> _WHAT TO DO_
Report the count of lines containing the word "script" in the entries below, and nothing more.

Lines of data
>>>
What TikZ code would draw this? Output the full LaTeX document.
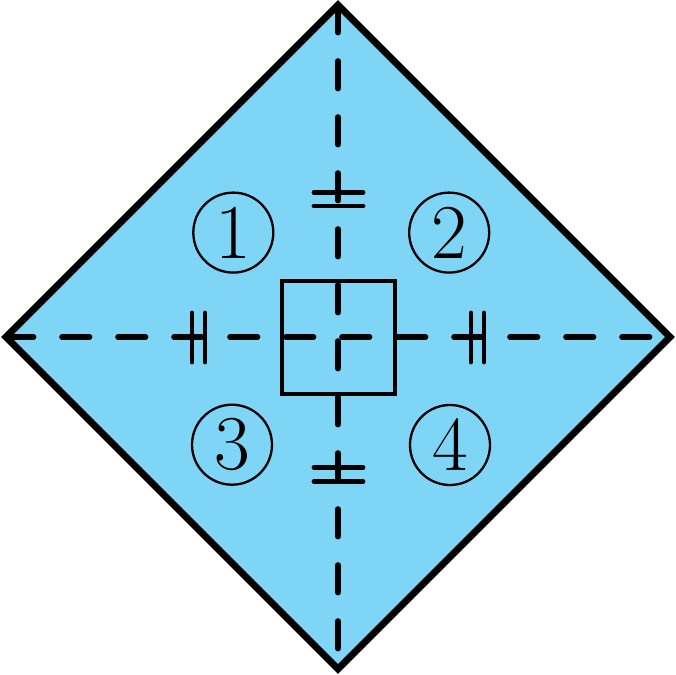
\documentclass[tikz,border=0pt]{standalone}
\definecolor{fillblue}{HTML}{7FD5F6}
\tikzset{
  dashline/.style={line width=2.8pt, line cap=round, dash pattern=on 13.8pt off 14.2pt},
  tickline/.style={line width=2.4pt, line cap=round},
  sqbox/.style={draw, line width=1.8pt, minimum size=56.5pt, inner sep=0pt},
  circnum/.style={draw, circle, line width=1.15pt, minimum size=40pt, inner sep=0pt, font=\fontsize{38.8}{40}\selectfont},
  outline/.style={line width=3.5pt, line join=miter}
}
\begin{document}
\begin{tikzpicture}[x=0.5pt,y=-0.5pt]
\useasboundingbox (0,0) rectangle (676,675);
\coordinate (T) at (338,5);
\coordinate (R) at (670,337);
\coordinate (B) at (338,669);
\coordinate (L) at (6,337);
\coordinate (C) at (338.3,337.2);
\fill[fillblue] (T) -- (R) -- (B) -- (L) -- cycle;
\draw[dashline] (L) -- (R);
\draw[dashline] (T) -- (B);
% ticks
\coordinate (l1a) at (192,313); \coordinate (l1b) at (192,362);
\coordinate (l2a) at (205,313); \coordinate (l2b) at (205,362);
\coordinate (r1a) at (471,313); \coordinate (r1b) at (471,362);
\coordinate (r2a) at (484,313); \coordinate (r2b) at (484,362);
\coordinate (t1a) at (314,192.7); \coordinate (t1b) at (363,192.7);
\coordinate (t2a) at (314,206); \coordinate (t2b) at (363,206);
\coordinate (b1a) at (314,467.3); \coordinate (b1b) at (363,467.3);
\coordinate (b2a) at (314,481.7); \coordinate (b2b) at (363,481.7);
\draw[tickline] (l1a) -- (l1b);
\draw[tickline] (l2a) -- (l2b);
\draw[tickline] (r1a) -- (r1b);
\draw[tickline] (r2a) -- (r2b);
\draw[tickline] (t1a) -- (t1b);
\draw[tickline] (t2a) -- (t2b);
\draw[tickline] (b1a) -- (b1b);
\draw[tickline] (b2a) -- (b2b);
% square
\node[sqbox] (sq) at (C) {};
% circled numbers
\node[circnum] (n1) at (233.3,232.6) {1};
\node[circnum] (n2) at (449.2,232.6) {2};
\node[circnum] (n3) at (232,444.7) {3};
\node[circnum] (n4) at (450,445) {4};
% outline
\draw[outline] (T) -- (R) -- (B) -- (L) -- cycle;
\end{tikzpicture}
\end{document}
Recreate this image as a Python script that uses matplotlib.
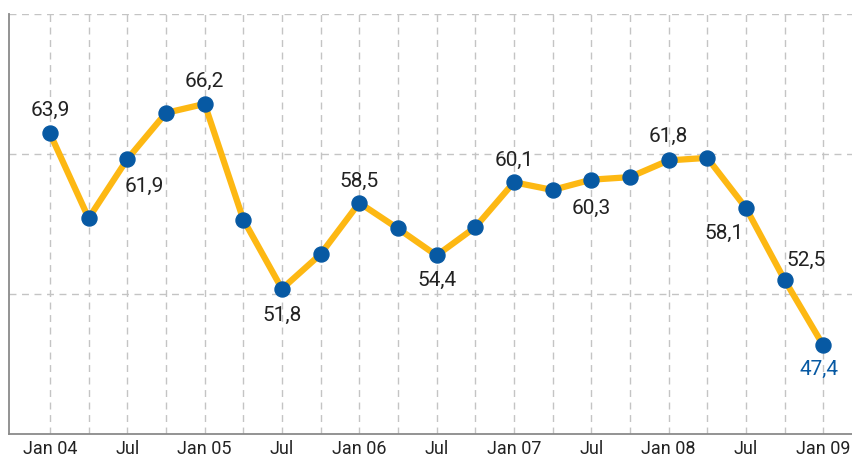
import numpy as np
import matplotlib
matplotlib.use("Agg")
import matplotlib.pyplot as plt

plt.rcParams['font.family'] = ['Roboto', 'DejaVu Sans']

# quarterly values, Jan 04 .. Jan 09
quarters = ["Jan 04", "Apr", "Jul", "Oct", "Jan 05", "Apr", "Jul", "Oct",
            "Jan 06", "Apr", "Jul", "Oct", "Jan 07", "Apr", "Jul", "Oct",
            "Jan 08", "Apr", "Jul", "Oct", "Jan 09"]
values = [63.9, 57.3, 61.9, 65.5, 66.2, 57.2, 51.8, 54.5,
          58.5, 56.5, 54.4, 56.6, 60.1, 59.5, 60.3, 60.5,
          61.8, 62.0, 58.1, 52.5, 47.4]

# which points get a value label, and where (dx, dy in pixels)
label_idx = [0, 2, 4, 6, 8, 10, 12, 14, 16, 18, 19, 20]
label_off = [(0, 23), (17, -27), (0, 23), (0, -27), (0, 21), (0, -25),
             (0, 22), (0, -29), (0, 24), (-22, -25), (22, 19), (-4, -24)]

yellow = "#FDB813"
blue = "#0759A3"
text_col = "#222222"

fig = plt.figure(figsize=(8.53, 4.57), dpi=100)
ax = fig.add_axes([9/853, 23/457, 844/853, 420/457])

x = np.arange(len(values))
ax.plot(x, values, color=yellow, lw=4.5, zorder=3)
ax.plot(x, values, 'o', color=blue, ms=10.8, zorder=4)

for i, (dx, dy) in zip(label_idx, label_off):
    col = blue if i == len(values) - 1 else text_col
    ax.annotate(f"{values[i]:.1f}".replace(".", ","), (x[i], values[i]),
                xytext=(dx * 0.72, dy * 0.72), textcoords='offset points',
                ha='center', va='center', fontsize=15, color=col, zorder=5)

ax.set_xlim(-1.06, 20.77)
ax.set_ylim(40.5, 73.2)

ax.set_xticks(x)
ax.set_xticklabels([q if q[:3] in ("Jan", "Jul") else "" for q in quarters],
                   fontsize=13, color=text_col)
ax.set_yticks([51.4, 62.3, 73.2])
ax.set_yticklabels([])
ax.tick_params(length=0, pad=4.5)

ax.grid(True, color="#c4c4c4", lw=1, linestyle=(0, (5, 4)))
ax.set_axisbelow(True)

for s in ["top", "right"]:
    ax.spines[s].set_visible(False)
for s in ["left", "bottom"]:
    ax.spines[s].set_color("#8a8a8a")
    ax.spines[s].set_linewidth(1.3)

fig.savefig("out.png", dpi=100)
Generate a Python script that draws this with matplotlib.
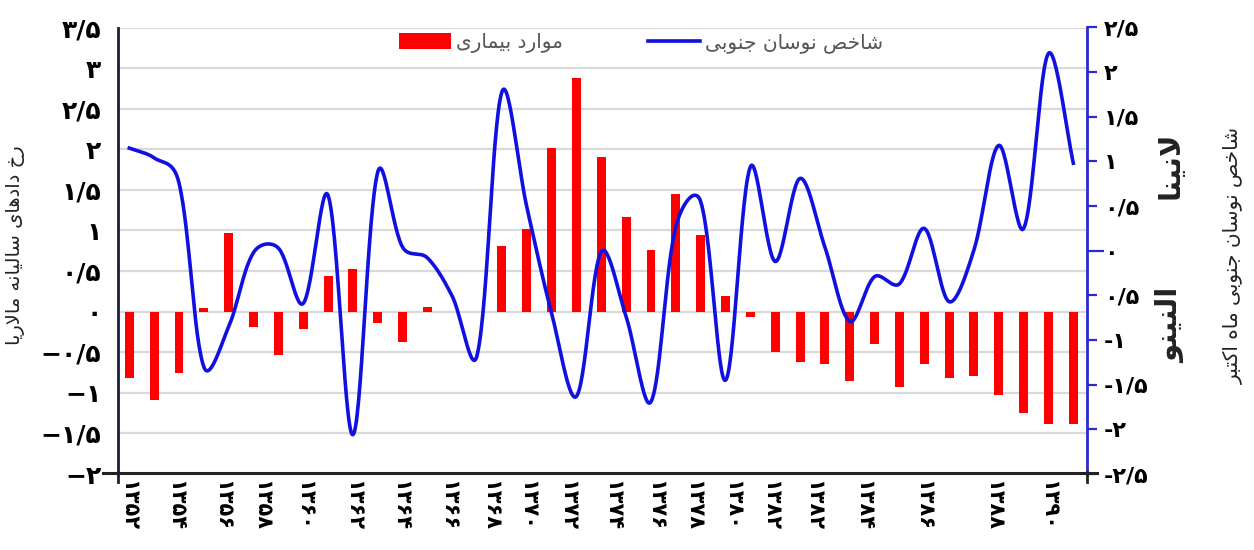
import numpy as np
import matplotlib
matplotlib.use('Agg')
import matplotlib.pyplot as plt
from matplotlib.lines import Line2D
from matplotlib.patches import Patch

plt.rcParams['font.family'] = ['DejaVu Sans']

# ---------------- data ----------------
years = list(range(1352, 1391))
cases = [-0.82, -1.09, -0.76, 0.05, 0.97, -0.19, -0.54, -0.22, 0.44, 0.52,
         -0.14, -0.38, 0.06, 0.0, 0.0, 0.81, 1.02, 2.01, 2.88, 1.90,
         1.17, 0.76, 1.45, 0.95, 0.19, -0.06, -0.50, -0.62, -0.65, -0.85,
         -0.40, -0.93, -0.65, -0.82, -0.79, -1.03, -1.25, -1.39, -1.39]
soi = [1.15, 1.04, 0.76, -1.30, -0.85, -0.02, 0.03, -0.59, 0.62, -2.06,
       0.88, 0.04, -0.08, -0.51, -1.17, 1.78, 0.49, -0.70, -1.63, -0.01,
       -0.74, -1.69, 0.27, 0.55, -1.45, 0.94, -0.12, 0.81, 0.04, -0.79,
       -0.29, -0.37, 0.25, -0.57, 0.01, 1.18, 0.25, 2.21, 0.98]
year_labels = ['۱۳۵۲', '۱۳۵۴', '۱۳۵۶', '۱۳۵۸', '۱۳۶۰', '۱۳۶۲', '۱۳۶۴', '۱۳۶۶',
               '۱۳۶۸', '۱۳۷۰', '۱۳۷۲', '۱۳۷۴', '۱۳۷۶', '۱۳۷۸', '۱۳۸۰', '۱۳۸۲',
               '۱۳۸۲', '۱۳۸۴', '۱۳۸۶', '۱۳۸۸', '۱۳۹۰']
left_ticks = [-2, -1.5, -1, -0.5, 0, 0.5, 1, 1.5, 2, 2.5, 3, 3.5]
left_labels = ['−۲', '−۱/۵', '−۱', '−۰/۵', '۰', '۰/۵', '۱', '۱/۵', '۲', '۲/۵', '۳', '۳/۵']
right_ticks = [-2.5, -2, -1.5, -1, -0.5, 0, 0.5, 1, 1.5, 2, 2.5]
right_labels = ['-۲/۵', '-۲', '-۱/۵', '-۱', '۰/۵', '۰', '۰/۵', '۱', '۱/۵', '۲', '۲/۵']

# label positions along the category axis (layout, as in the source chart)
year_label_pos = [-0.05, 1.84, 3.73, 5.30, 7.03, 9.0, 10.89, 12.82, 14.51, 16.0,
                  17.61, 19.42, 21.15, 22.68, 24.25, 25.78, 27.51, 29.52, 31.94,
                  34.76, 36.97]


def vis(*codes):
    """Arabic presentation-form code points in logical order -> visual (LTR) string."""
    return ''.join(chr(c) if isinstance(c, int) else c for c in codes)[::-1]


legend_cases = vis(0xFEE3, 0xFEEE, 0xFE8D, 0xFEAD, 0xFEA9, ' ',
                   0xFE91, 0xFEF4, 0xFEE4, 0xFE8E, 0xFEAD, 0xFEEF)
legend_soi = vis(0xFEB7, 0xFE8E, 0xFEA7, 0xFEBA, ' ',
                 0xFEE7, 0xFEEE, 0xFEB3, 0xFE8E, 0xFEE5, ' ',
                 0xFE9F, 0xFEE8, 0xFEEE, 0xFE91, 0xFEF0)
left_title = vis(0xFEAD, 0xFEA5, ' ',
                 0xFEA9, 0xFE8D, 0xFEA9, 0xFEEB, 0xFE8E, 0xFEEF, ' ',
                 0xFEB3, 0xFE8E, 0xFEDF, 0xFEF4, 0xFE8E, 0xFEE7, 0xFEEA, ' ',
                 0xFEE3, 0xFE8E, 0xFEFB, 0xFEAD, 0xFEF3, 0xFE8E)
right_title = vis(0xFEB7, 0xFE8E, 0xFEA7, 0xFEBA, ' ',
                  0xFEE7, 0xFEEE, 0xFEB3, 0xFE8E, 0xFEE5, ' ',
                  0xFE9F, 0xFEE8, 0xFEEE, 0xFE91, 0xFEF0, ' ',
                  0xFEE3, 0xFE8E, 0xFEE9, ' ',
                  0xFE8D, 0xFB90, 0xFE98, 0xFE92, 0xFEAE)
la_nina = vis(0xFEFB, 0xFEE7, 0xFEF4, 0xFEE8, 0xFE8E)
el_nino = vis(0xFE8D, 0xFEDF, 0xFEE8, 0xFEF4, 0xFEE8, 0xFEEE)


def smooth_curve(xs, ys, sx=1.0, sy=1.0, n=30):
    """Bezier smoothing through the points; tangents partly split by segment
    length (screen units sx, sy) to limit overshoot."""
    P = np.column_stack([xs, ys]).astype(float)
    S = np.array([sx, sy])
    m = len(P)
    out = []
    for i in range(m - 1):
        p1, p2 = P[i], P[i + 1]
        p0 = P[i - 1] if i > 0 else P[i]
        p3 = P[i + 2] if i + 2 < m else P[i + 1]
        l01 = np.linalg.norm((p1 - p0) * S)
        l12 = np.linalg.norm((p2 - p1) * S)
        l23 = np.linalg.norm((p3 - p2) * S)
        f1 = l12 / (l01 + l12) if (l01 + l12) > 0 else 0.5
        f2 = l12 / (l12 + l23) if (l12 + l23) > 0 else 0.5
        f1 = 0.25 + 0.5 * f1
        f2 = 0.25 + 0.5 * f2
        c1 = p1 + (p2 - p0) * f1 / 3.0
        c2 = p2 - (p3 - p1) * f2 / 3.0
        t = np.linspace(0, 1, n, endpoint=(i == m - 2))[:, None]
        seg = ((1 - t) ** 3) * p1 + 3 * ((1 - t) ** 2) * t * c1 + 3 * (1 - t) * t ** 2 * c2 + t ** 3 * p2
        out.append(seg)
    out = np.vstack(out)
    return out[:, 0], out[:, 1]


W, H = 1254, 550
fig = plt.figure(figsize=(W / 100, H / 100), dpi=100)
fig.patch.set_facecolor('white')

ax_l, ax_r, ax_t, ax_b = 118, 1087, 27.5, 474
ax = fig.add_axes([ax_l / W, 1 - ax_b / H, (ax_r - ax_l) / W, (ax_b - ax_t) / H])
x = np.arange(len(years))

x0, x1 = -0.455, 38.55
ax.set_xlim(x0, x1)
ax.set_ylim(-2, 3.5)
for yv in left_ticks[1:]:
    ax.axhline(yv, color='#d9d9d9', lw=1.6, zorder=0)
ax.bar(x, cases, width=0.36, color='#ff0000', zorder=2, label=legend_cases)

ax.set_yticks(left_ticks)
ax.set_yticklabels(left_labels, fontsize=18, fontweight='bold')
ax.tick_params(axis='y', length=0, pad=12)
ax.set_xticks(year_label_pos)
ax.set_xticklabels(year_labels, rotation=270, fontsize=15, fontweight='bold')
ax.tick_params(axis='x', length=0, pad=4)
for s in ['top', 'right', 'bottom']:
    ax.spines[s].set_visible(False)
ax.spines['left'].set_color('#1c1c3c')
ax.spines['left'].set_linewidth(2)

ax2 = ax.twinx()
y0, y1 = -2.5, 2.5
ax2.set_ylim(y0, y1)
px_x = (ax_r - ax_l) / (x1 - x0)
px_y = (ax_b - ax_t) / (y1 - y0)
sxv, syv = smooth_curve(x, soi, px_x, px_y)
ax2.plot(sxv, syv, color='#1010e0', lw=2.6, zorder=3, label=legend_soi)
ax2.set_yticks(right_ticks)
ax2.set_yticklabels(right_labels, fontsize=16, fontweight='bold')
ax2.tick_params(axis='y', length=7, width=1.6, color='#2a2ad0', pad=5)
for s in ['top', 'left', 'bottom']:
    ax2.spines[s].set_visible(False)
ax2.spines['right'].set_color('#2a2ad0')
ax2.spines['right'].set_linewidth(2)
for tk, tv in zip(ax2.yaxis.get_major_ticks(), right_ticks):
    if tv == 0:
        tk.tick2line.set_color('#333333')
        tk.tick2line.set_markersize(12)

# x axis line extending beyond both vertical axes, with small cross at left
fig.add_artist(Line2D([103 / W, 1097 / W], [1 - 472.5 / H, 1 - 472.5 / H],
                      color='#222222', lw=2.2))
fig.add_artist(Line2D([118 / W, 118 / W], [1 - 472 / H, 1 - 482 / H],
                      color='#222222', lw=2))
fig.add_artist(Line2D([1087 / W, 1087 / W], [1 - 472 / H, 1 - 482 / H],
                      color='#222222', lw=2))

# legend
handles = [Patch(facecolor='#ff0000', edgecolor='none'),
           Line2D([0], [0], color='#1010e0', lw=2.6)]
leg = fig.legend(handles, [legend_cases, legend_soi], ncol=2, frameon=False,
                 loc='center', bbox_to_anchor=(641 / W, 1 - 43 / H),
                 fontsize=14.5, handlelength=2.6, handleheight=0.8,
                 columnspacing=4.2, handletextpad=0.25)
for t in leg.get_texts():
    t.set_color('#555555')

# axis titles
fig.text(16 / W, 1 - 245 / H, left_title, rotation=90, ha='center', va='center',
         fontsize=14, color='#222222')
fig.text(1233 / W, 1 - 255 / H, right_title, rotation=90, ha='center', va='center',
         fontsize=14.5, color='#222222')
fig.text(1171 / W, 1 - 165 / H, la_nina, rotation=90, ha='center', va='center',
         fontsize=21, fontweight='bold', color='#222222')
fig.text(1171 / W, 1 - 325 / H, el_nino, rotation=90, ha='center', va='center',
         fontsize=21, fontweight='bold', color='#222222')

fig.savefig('out.png', dpi=100, facecolor='white')
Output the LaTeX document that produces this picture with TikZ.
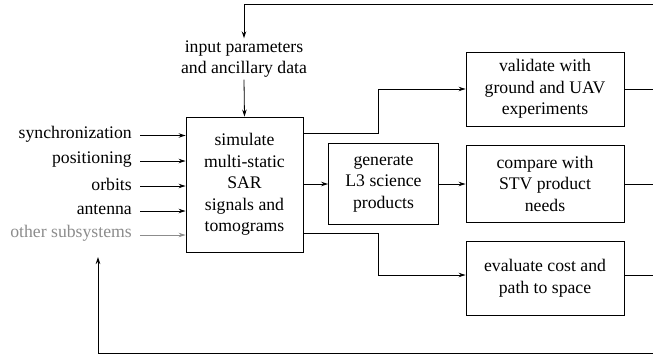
\documentclass[tikz,border=0pt]{standalone}
\usepackage{fontspec}
\setmainfont{Liberation Serif}
\usetikzlibrary{arrows.meta,calc}
\begin{document}
\begin{tikzpicture}[x=1pt,y=-1pt,
  every node/.style={font=\fontsize{17.7}{21.5}\selectfont},
  box/.style={draw,line width=0.9pt,align=center,inner sep=0pt},
  lbl/.style={inner sep=0pt,anchor=east},
  conn/.style={line width=0.8pt},
  arr/.style={conn,-{Stealth[length=7pt,width=4.5pt]}},
  grayarr/.style={line width=0.8pt,black!45,-{Stealth[length=7pt,width=4.5pt]}}]
\useasboundingbox (0,0) rectangle (653,356);
% boxes
\node[box,minimum width=117pt,minimum height=135pt] (sim) at (244.5,184.5) {simulate\\multi-static\\SAR\\signals and\\tomograms};
\node[box,minimum width=110pt,minimum height=81pt] (gen) at (383.5,183.5) {generate\\L3 science\\products};
\node[box,minimum width=158pt,minimum height=74pt] (val) at (545,89) {validate with\\ground and UAV\\experiments};
\node[box,minimum width=158pt,minimum height=77pt] (cmp) at (545,183.5) {compare with\\STV product\\needs};
\node[box,minimum width=158pt,minimum height=74pt] (eva) at (545,278) {evaluate cost and\\path to space};
% input parameters
\node[align=center,inner sep=2pt] (inp) at (244,59) {input parameters\\and ancillary data};
% left inputs
\node[lbl] (syn) at (132,134) {synchronization};
\node[lbl] (pos) at (132,159.5) {positioning};
\node[lbl] (orb) at (132,184.5) {orbits};
\node[lbl] (ant) at (132,209.5) {antenna};
\node[lbl,text=black!45] (oth) at (132,233.5) {other subsystems};
\foreach \n in {syn,pos,orb,ant}{
  \draw[arr] ($(\n.east)+(8,1.5)$) -- (sim.west |- {$(\n.east)+(0,1.5)$});
}
\draw[grayarr] ($(oth.east)+(8,1.5)$) -- (sim.west |- {$(oth.east)+(0,1.5)$});
% coordinates at the picture edge
\coordinate (topR) at (653,4);
\coordinate (botR) at (653,353);
\coordinate (botL) at (98,353);
\coordinate (othB) at (98,257);
\coordinate (rv) at (653,89);
\coordinate (rc) at (653,184);
\coordinate (re) at (653,275);
\coordinate (su) at (303,133);
\coordinate (sd) at (303,233);
% connectors
\draw[arr] (topR) -- (244,4) -- (inp.north);
\draw[arr] (inp.south) -- (sim.north);
\draw[arr] (sim.east |- 0,184) -- (gen.west |- 0,184);
\draw[arr] (gen.east |- 0,184) -- (cmp.west |- 0,184);
\draw[arr] (su) -- (378,133) -- (378,89) -- (val.west |- 0,89);
\draw[arr] (sd) -- (378,233) -- (378,275) -- (eva.west |- 0,275);
\draw[conn] (val.east |- 0,89) -- (rv);
\draw[conn] (cmp.east |- 0,184) -- (rc);
\draw[conn] (eva.east |- 0,275) -- (re);
\draw[arr] (botR) -- (botL) -- (othB);
\end{tikzpicture}
\end{document}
<<<
> _EXERCISE OUTPUT_
2